◆ DATA SECTION:
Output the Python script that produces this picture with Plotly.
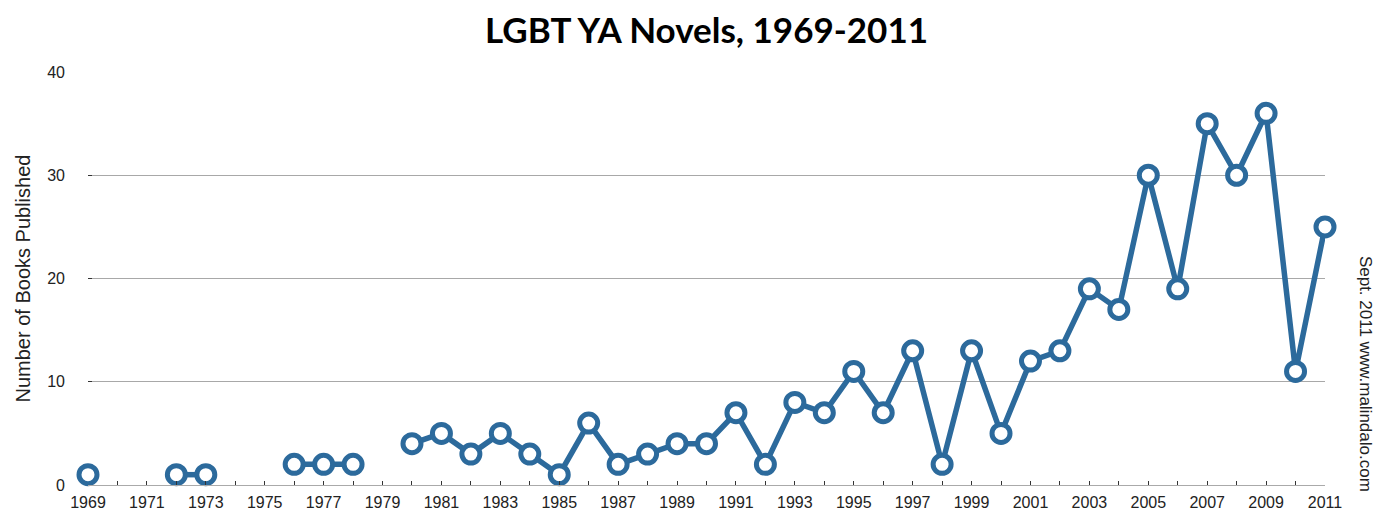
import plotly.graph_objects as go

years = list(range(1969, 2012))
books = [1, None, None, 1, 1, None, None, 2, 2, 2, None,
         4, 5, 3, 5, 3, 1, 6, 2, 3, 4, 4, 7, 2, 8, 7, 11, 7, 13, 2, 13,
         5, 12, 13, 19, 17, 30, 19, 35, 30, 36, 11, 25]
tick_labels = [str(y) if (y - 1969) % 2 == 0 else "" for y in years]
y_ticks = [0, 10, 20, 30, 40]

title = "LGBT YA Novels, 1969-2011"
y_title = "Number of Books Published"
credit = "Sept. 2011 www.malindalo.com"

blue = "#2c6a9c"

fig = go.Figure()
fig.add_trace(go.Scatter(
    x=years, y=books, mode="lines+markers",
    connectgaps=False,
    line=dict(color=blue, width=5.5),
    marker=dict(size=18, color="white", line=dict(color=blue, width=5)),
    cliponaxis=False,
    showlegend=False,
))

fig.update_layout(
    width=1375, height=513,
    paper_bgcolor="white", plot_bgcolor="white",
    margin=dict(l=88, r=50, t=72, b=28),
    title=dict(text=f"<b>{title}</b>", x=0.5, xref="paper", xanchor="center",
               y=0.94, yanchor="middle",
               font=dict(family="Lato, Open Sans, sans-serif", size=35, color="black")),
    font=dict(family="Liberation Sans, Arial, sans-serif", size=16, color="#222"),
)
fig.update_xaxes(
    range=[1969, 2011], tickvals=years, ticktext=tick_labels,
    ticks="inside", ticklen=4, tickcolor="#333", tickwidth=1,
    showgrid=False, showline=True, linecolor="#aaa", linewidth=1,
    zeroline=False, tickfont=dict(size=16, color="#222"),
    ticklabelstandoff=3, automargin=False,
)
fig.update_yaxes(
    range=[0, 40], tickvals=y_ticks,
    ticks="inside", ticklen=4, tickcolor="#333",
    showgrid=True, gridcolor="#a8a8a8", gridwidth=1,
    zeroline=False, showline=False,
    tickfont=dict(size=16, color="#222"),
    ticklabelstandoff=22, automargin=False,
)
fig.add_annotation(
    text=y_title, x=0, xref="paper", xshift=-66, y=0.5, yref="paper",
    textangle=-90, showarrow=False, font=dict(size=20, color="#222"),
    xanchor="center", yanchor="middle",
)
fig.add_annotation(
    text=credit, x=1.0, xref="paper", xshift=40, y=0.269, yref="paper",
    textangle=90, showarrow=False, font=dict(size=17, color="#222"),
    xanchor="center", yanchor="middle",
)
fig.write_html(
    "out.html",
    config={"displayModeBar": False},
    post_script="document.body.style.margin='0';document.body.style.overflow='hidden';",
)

◆ EXERCISE OBJECTIVE: Give again, word for word, every line from the top of the data through the line with "import plotly.graph_objects as go", both ends included, and exclude the pictures.

◆ THE RESULT:
Output the Python script that produces this picture with Plotly.
import plotly.graph_objects as go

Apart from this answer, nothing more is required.